John O'Brien Nov. 9, 2011, 3:00pm


WHEELING, W.Va. (Legal Newsline) - The trial of more than 700 West Virginia claims against the tobacco industry ended in a mistrial Tuesday.

Ohio County Circuit Court Judge Arthur Recht was presiding over the trial, in which the plaintiffs alleged harm caused by Philip Morris Tobacco, R.J. Reynolds Tobacco and Lorillard. The three hid the addiction capabilities of cigarettes, the plaintiffs allege, and Courtroom View Network was broadcasting the trial online.

CVN researcher David Siegel said the defendants objected to a piece of evidence the plaintiffs wanted to introduce. Apparently, he said, the plaintiffs could not proceed without it.

The mistrial ended the first of two trials. It was to determine if the companies are liable for injuries and deaths caused by smoking, and the second would have determined the amount of damages in each individual case.

"They were actively concealing the information that they had and I think that will justify your finding in this case that they were reckless and intentional, and that a future jury like this one should have the opportunity to consider, depending on the circumstances, punitive damages," plaintiffs attorney Ken McClain told the jury during the trial, according to CVN.

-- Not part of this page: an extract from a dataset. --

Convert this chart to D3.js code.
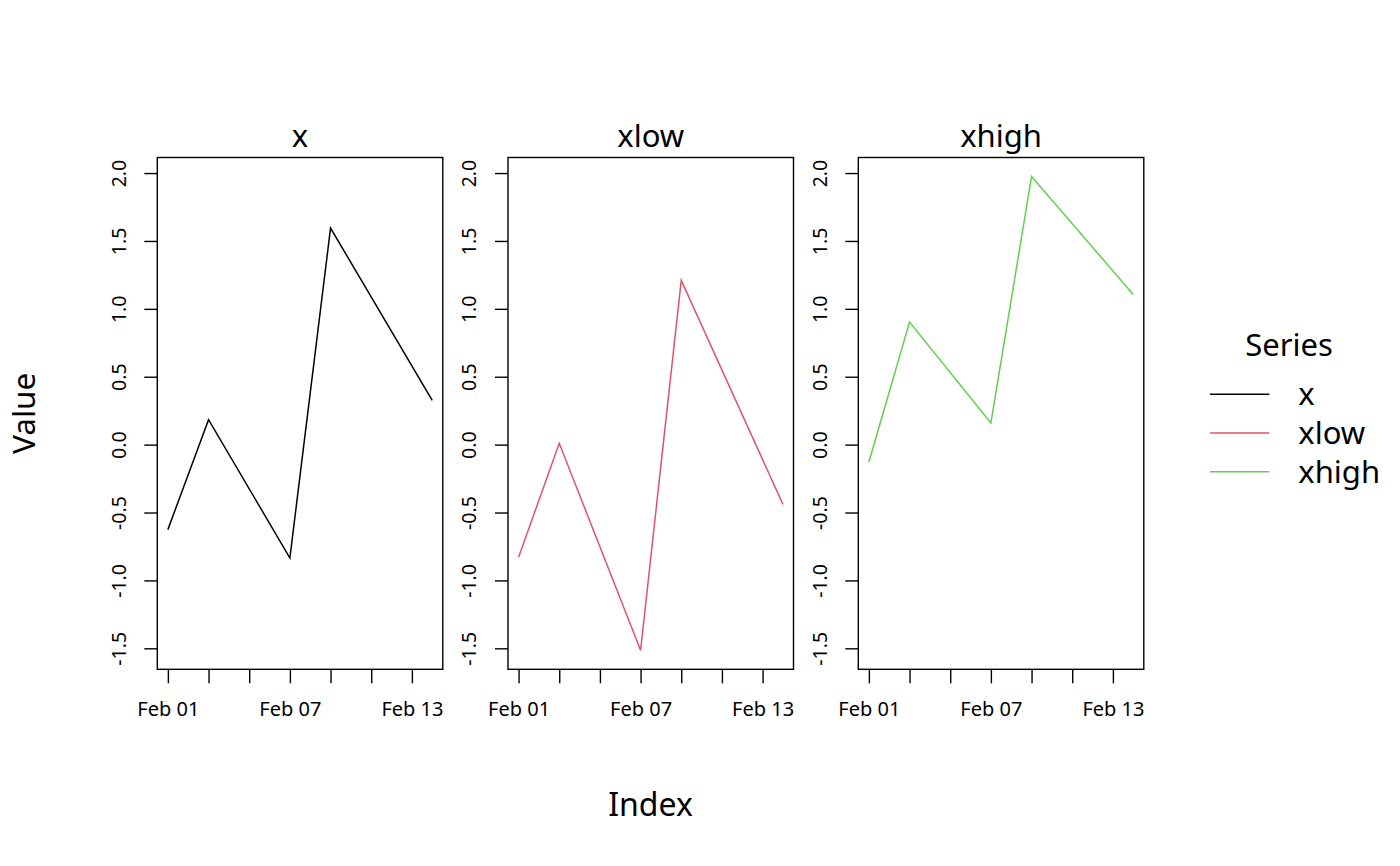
<!DOCTYPE html>
<html lang="en">
<head>
    <meta charset="UTF-8">
    <title>x / xlow / xhigh</title>
    <script src="https://d3js.org/d3.v7.min.js"></script>
    <style>
        body { margin: 0; background: #fff; }
        svg text { font-family: "Noto Sans", "Open Sans", sans-serif; fill: #000; }
    </style>
</head>
<body>
    <div id="chart"></div>

    <script>
        // Data
        const dates = ["2021-02-01", "2021-02-03", "2021-02-07", "2021-02-09", "2021-02-14"];
        const seriesNames = ["x", "xlow", "xhigh"];
        const seriesColors = ["#000000", "#DF536B", "#61D04F"];
        const xValues = [-0.626, 0.184, -0.835, 1.595, 0.326];
        const xlowValues = [-0.83, 0.01, -1.515, 1.21, -0.44];
        const xhighValues = [-0.128, 0.903, 0.16, 1.975, 1.106];
        const yTicks = [-1.5, -1.0, -0.5, 0.0, 0.5, 1.0, 1.5, 2.0];
        const xTickDates = ["2021-02-01", "2021-02-03", "2021-02-05", "2021-02-07", "2021-02-09", "2021-02-11", "2021-02-13"];
        const xTickLabels = ["Feb 01", "", "", "Feb 07", "", "", "Feb 13"];

        const parse = d3.timeParse("%Y-%m-%d");
        const allValues = [xValues, xlowValues, xhighValues];

        const width = 1400, height = 866;
        const panelLefts = [157.3, 508, 858.3];
        const panelW = 285.5, panelTop = 157.5, panelBottom = 669.3;

        const svg = d3.select("#chart")
            .append("svg")
            .attr("width", width)
            .attr("height", height);

        // shared scales, R style 4% padding
        const t = dates.map(parse);
        const tExt = d3.extent(t);
        const tPad = (tExt[1] - tExt[0]) * 0.04;
        const x = d3.scaleTime()
            .domain([new Date(+tExt[0] - tPad), new Date(+tExt[1] + tPad)])
            .range([0, panelW]);

        const yExt = d3.extent(allValues.flat());
        const yPad = (yExt[1] - yExt[0]) * 0.04;
        const y = d3.scaleLinear()
            .domain([yExt[0] - yPad, yExt[1] + yPad])
            .range([panelBottom - panelTop, 0]);

        const line = d3.line()
            .x((d, i) => x(t[i]))
            .y(d => y(d));

        seriesNames.forEach((name, k) => {
            const g = svg.append("g")
                .attr("transform", `translate(${panelLefts[k]},${panelTop})`);

            // x axis
            const xa = g.append("g")
                .attr("transform", `translate(0,${panelBottom - panelTop})`)
                .call(d3.axisBottom(x)
                    .tickValues(xTickDates.map(parse))
                    .tickFormat((d, i) => xTickLabels[i])
                    .tickSize(14));
            xa.select(".domain").remove();
            xa.selectAll("line").attr("stroke", "#000").attr("stroke-width", 1.4);
            xa.selectAll("text")
                .attr("y", 46.7)
                .attr("dy", null)
                .style("font-size", "20px")
                .style("font-family", "Noto Sans");

            // y axis (plain hyphen for negatives, like the original)
            const ya = g.append("g")
                .call(d3.axisLeft(y).tickValues(yTicks).tickFormat(d => d.toFixed(1)).tickSize(13));
            ya.select(".domain").remove();
            ya.selectAll("line").attr("stroke", "#000").attr("stroke-width", 1.4);
            ya.selectAll("text")
                .attr("x", null)
                .attr("dy", null)
                .attr("transform", "translate(-31.6,0) rotate(-90)")
                .attr("text-anchor", "middle")
                .style("font-size", "19.5px")
                .style("font-family", "Noto Sans");

            // series line
            g.append("path")
                .datum(allValues[k])
                .attr("d", line)
                .attr("fill", "none")
                .attr("stroke", seriesColors[k])
                .attr("stroke-width", 1.5);

            // box
            g.append("rect")
                .attr("width", panelW)
                .attr("height", panelBottom - panelTop)
                .attr("fill", "none")
                .attr("stroke", "#000")
                .attr("stroke-width", 1.4);

            // panel title
            g.append("text")
                .attr("x", panelW / 2)
                .attr("y", -10.5)
                .attr("text-anchor", "middle")
                .style("font-size", "31px")
                .text(name);
        });

        // outer axis labels
        svg.append("text")
            .attr("x", 650.5)
            .attr("y", 816)
            .attr("text-anchor", "middle")
            .style("font-size", "32px")
            .text("Index");

        svg.append("text")
            .attr("transform", `translate(35,413.4) rotate(-90)`)
            .attr("text-anchor", "middle")
            .style("font-size", "31.5px")
            .text("Value");

        // legend
        const legend = svg.append("g");
        legend.append("text")
            .attr("x", 1289)
            .attr("y", 356)
            .attr("text-anchor", "middle")
            .style("font-size", "31px")
            .text("Series");

        const rowY = d3.scalePoint().domain(seriesNames).range([394.3, 471.7]);
        seriesNames.forEach((name, k) => {
            legend.append("line")
                .attr("x1", 1210).attr("x2", 1269.3)
                .attr("y1", rowY(name)).attr("y2", rowY(name))
                .attr("stroke", seriesColors[k])
                .attr("stroke-width", 1.5);
            legend.append("text")
                .attr("x", 1298.3)
                .attr("y", rowY(name))
                .attr("dy", "0.35em")
                .style("font-size", "31px")
                .text(name);
        });
    </script>
</body>
</html>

Had the tobacco companies been found liable, it would have started a situation similar to the one going on in Florida.

After the Florida Supreme Court overturned a $145 billion punitive damages award to a class of smokers but allowed class members to re-file their claims individually, multimillion-dollar awards have been handed out around the state.

One such award -- $17.5 million - was the largest in the history of Alachua County history, and the state Supreme Court declined in July to hear the appeal of R.J. Reynolds of a $28.3 million verdict against it.